— begin —
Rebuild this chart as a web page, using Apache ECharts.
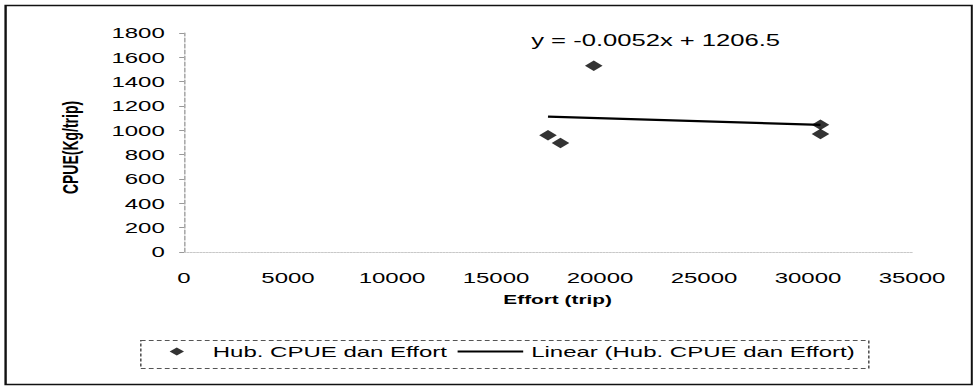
<!DOCTYPE html>
<html>
<head>
<meta charset="utf-8">
<script src="https://cdn.jsdelivr.net/npm/echarts@6/dist/echarts.min.js"></script>
<style>
  html, body { margin: 0; padding: 0; background: #fff; overflow: hidden; }
  #wrap { width: 973px; height: 386px; overflow: hidden; }
  #chart { width: 608px; height: 386px; transform: scaleX(1.6); transform-origin: 0 0; }
</style>
</head>
<body>
<div id="wrap"><div id="chart"></div></div>
<script>
// ---- data ----
const effort = [17500, 18100, 19700, 30600, 30600];
const cpue   = [960, 895, 1530, 1045, 970];
const trendEffort = [17500, 30600];
const trendCpue   = [1113, 1045];
const xTicks = { min: 0, max: 35000, interval: 5000 };
const yTicks = { min: 0, max: 1800, interval: 200 };
const seriesName = 'Hub. CPUE dan Effort';
const trendName = 'Linear (Hub. CPUE dan Effort)';
const equationText = 'y = -0.0052x + 1206.5';
const xTitle = 'Effort (trip)';
const yTitle = 'CPUE(Kg/trip)';

const font = '"Liberation Sans", Arial, Helvetica, sans-serif';
const chart = echarts.init(document.getElementById('chart'), null, { renderer: 'svg' });
const plain = v => String(v);

const option = {
  backgroundColor: '#fff',
  animation: false,
  textStyle: { fontFamily: font, color: '#000' },
  grid: { left: 115, right: 38, top: 33, bottom: 134 },
  xAxis: {
    type: 'value',
    min: xTicks.min, max: xTicks.max, interval: xTicks.interval,
    name: xTitle,
    nameLocation: 'middle',
    nameGap: 48,
    nameTextStyle: { fontFamily: font, fontSize: 13, fontWeight: 'bold', color: '#000', verticalAlign: 'middle', padding: [0, 0, 0, 12] },
    axisLine: { show: true, lineStyle: { color: '#c8c8c8', width: 1, type: 'dotted' } },
    axisTick: { show: false },
    splitLine: { show: false },
    axisLabel: { fontFamily: font, fontSize: 15, color: '#000', margin: 18, formatter: plain }
  },
  yAxis: {
    type: 'value',
    min: yTicks.min, max: yTicks.max, interval: yTicks.interval,
    name: yTitle,
    nameLocation: 'middle',
    nameGap: 71,
    nameTextStyle: { fontFamily: font, fontSize: 14, fontWeight: 'bold', color: '#000', verticalAlign: 'middle', align: 'center', padding: [0, 10, 0, 0] },
    axisLine: { show: true, lineStyle: { color: '#aaa', width: 1, type: 'dashed' } },
    axisTick: { show: true, length: 3, lineStyle: { color: '#999' } },
    splitLine: { show: false },
    axisLabel: { fontFamily: font, fontSize: 15, color: '#000', margin: 12, formatter: plain }
  },
  legend: [
    {
      left: 106, top: 344, padding: 0,
      itemWidth: 9, itemHeight: 8,
      textStyle: { fontFamily: font, fontSize: 15, color: '#000', padding: [0, 0, 0, 13] },
      data: [{ name: seriesName, icon: 'diamond' }]
    },
    {
      left: 286, top: 344, padding: 0,
      itemWidth: 41, itemHeight: 2,
      textStyle: { fontFamily: font, fontSize: 15, color: '#000' },
      data: [{ name: trendName, icon: 'path://M0,0 L41,0 L41,2 L0,2 Z' }]
    }
  ],
  graphic: [
    { type: 'rect', left: 1, top: 3, silent: true,
      shape: { width: 604, height: 379 },
      style: { fill: 'none', stroke: '#111', lineWidth: 1.5 } },
    { type: 'rect', left: 85.5, top: 338, silent: true,
      shape: { width: 455, height: 28 },
      style: { fill: 'none', stroke: '#555', lineWidth: 1, lineDash: [3, 2] } },
    { type: 'text', left: 332, top: 33, silent: true,
      style: { text: equationText, font: '16px ' + font, fill: '#000' } }
  ],
  series: [
    {
      name: seriesName,
      type: 'scatter',
      symbol: 'diamond',
      symbolSize: [11, 10.5],
      itemStyle: { color: '#000' },
      data: effort.map((x, i) => [x, cpue[i]]),
      z: 3
    },
    {
      name: trendName,
      type: 'line',
      symbol: 'none',
      lineStyle: { color: '#000', width: 2.2 },
      itemStyle: { color: '#000' },
      data: trendEffort.map((x, i) => [x, trendCpue[i]]),
      z: 2
    }
  ]
};
chart.setOption(option);
</script>
</body>
</html>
— end —
* [Written instruction]:
Copy out all the data without changing anything, and drop the pictures.

* [Exercise output]:
Rebuild this chart as a web page, using Apache ECharts.
<!DOCTYPE html>
<html>
<head>
<meta charset="utf-8">
<script src="https://cdn.jsdelivr.net/npm/echarts@6/dist/echarts.min.js"></script>
<style>
  html, body { margin: 0; padding: 0; background: #fff; overflow: hidden; }
  #wrap { width: 973px; height: 386px; overflow: hidden; }
  #chart { width: 608px; height: 386px; transform: scaleX(1.6); transform-origin: 0 0; }
</style>
</head>
<body>
<div id="wrap"><div id="chart"></div></div>
<script>
// ---- data ----
const effort = [17500, 18100, 19700, 30600, 30600];
const cpue   = [960, 895, 1530, 1045, 970];
const trendEffort = [17500, 30600];
const trendCpue   = [1113, 1045];
const xTicks = { min: 0, max: 35000, interval: 5000 };
const yTicks = { min: 0, max: 1800, interval: 200 };
const seriesName = 'Hub. CPUE dan Effort';
const trendName = 'Linear (Hub. CPUE dan Effort)';
const equationText = 'y = -0.0052x + 1206.5';
const xTitle = 'Effort (trip)';
const yTitle = 'CPUE(Kg/trip)';

const font = '"Liberation Sans", Arial, Helvetica, sans-serif';
const chart = echarts.init(document.getElementById('chart'), null, { renderer: 'svg' });
const plain = v => String(v);

const option = {
  backgroundColor: '#fff',
  animation: false,
  textStyle: { fontFamily: font, color: '#000' },
  grid: { left: 115, right: 38, top: 33, bottom: 134 },
  xAxis: {
    type: 'value',
    min: xTicks.min, max: xTicks.max, interval: xTicks.interval,
    name: xTitle,
    nameLocation: 'middle',
    nameGap: 48,
    nameTextStyle: { fontFamily: font, fontSize: 13, fontWeight: 'bold', color: '#000', verticalAlign: 'middle', padding: [0, 0, 0, 12] },
    axisLine: { show: true, lineStyle: { color: '#c8c8c8', width: 1, type: 'dotted' } },
    axisTick: { show: false },
    splitLine: { show: false },
    axisLabel: { fontFamily: font, fontSize: 15, color: '#000', margin: 18, formatter: plain }
  },
  yAxis: {
    type: 'value',
    min: yTicks.min, max: yTicks.max, interval: yTicks.interval,
    name: yTitle,
    nameLocation: 'middle',
    nameGap: 71,
    nameTextStyle: { fontFamily: font, fontSize: 14, fontWeight: 'bold', color: '#000', verticalAlign: 'middle', align: 'center', padding: [0, 10, 0, 0] },
    axisLine: { show: true, lineStyle: { color: '#aaa', width: 1, type: 'dashed' } },
    axisTick: { show: true, length: 3, lineStyle: { color: '#999' } },
    splitLine: { show: false },
    axisLabel: { fontFamily: font, fontSize: 15, color: '#000', margin: 12, formatter: plain }
  },
  legend: [
    {
      left: 106, top: 344, padding: 0,
      itemWidth: 9, itemHeight: 8,
      textStyle: { fontFamily: font, fontSize: 15, color: '#000', padding: [0, 0, 0, 13] },
      data: [{ name: seriesName, icon: 'diamond' }]
    },
    {
      left: 286, top: 344, padding: 0,
      itemWidth: 41, itemHeight: 2,
      textStyle: { fontFamily: font, fontSize: 15, color: '#000' },
      data: [{ name: trendName, icon: 'path://M0,0 L41,0 L41,2 L0,2 Z' }]
    }
  ],
  graphic: [
    { type: 'rect', left: 1, top: 3, silent: true,
      shape: { width: 604, height: 379 },
      style: { fill: 'none', stroke: '#111', lineWidth: 1.5 } },
    { type: 'rect', left: 85.5, top: 338, silent: true,
      shape: { width: 455, height: 28 },
      style: { fill: 'none', stroke: '#555', lineWidth: 1, lineDash: [3, 2] } },
    { type: 'text', left: 332, top: 33, silent: true,
      style: { text: equationText, font: '16px ' + font, fill: '#000' } }
  ],
  series: [
    {
      name: seriesName,
      type: 'scatter',
      symbol: 'diamond',
      symbolSize: [11, 10.5],
      itemStyle: { color: '#000' },
      data: effort.map((x, i) => [x, cpue[i]]),
      z: 3
    },
    {
      name: trendName,
      type: 'line',
      symbol: 'none',
      lineStyle: { color: '#000', width: 2.2 },
      itemStyle: { color: '#000' },
      data: trendEffort.map((x, i) => [x, trendCpue[i]]),
      z: 2
    }
  ]
};
chart.setOption(option);
</script>
</body>
</html>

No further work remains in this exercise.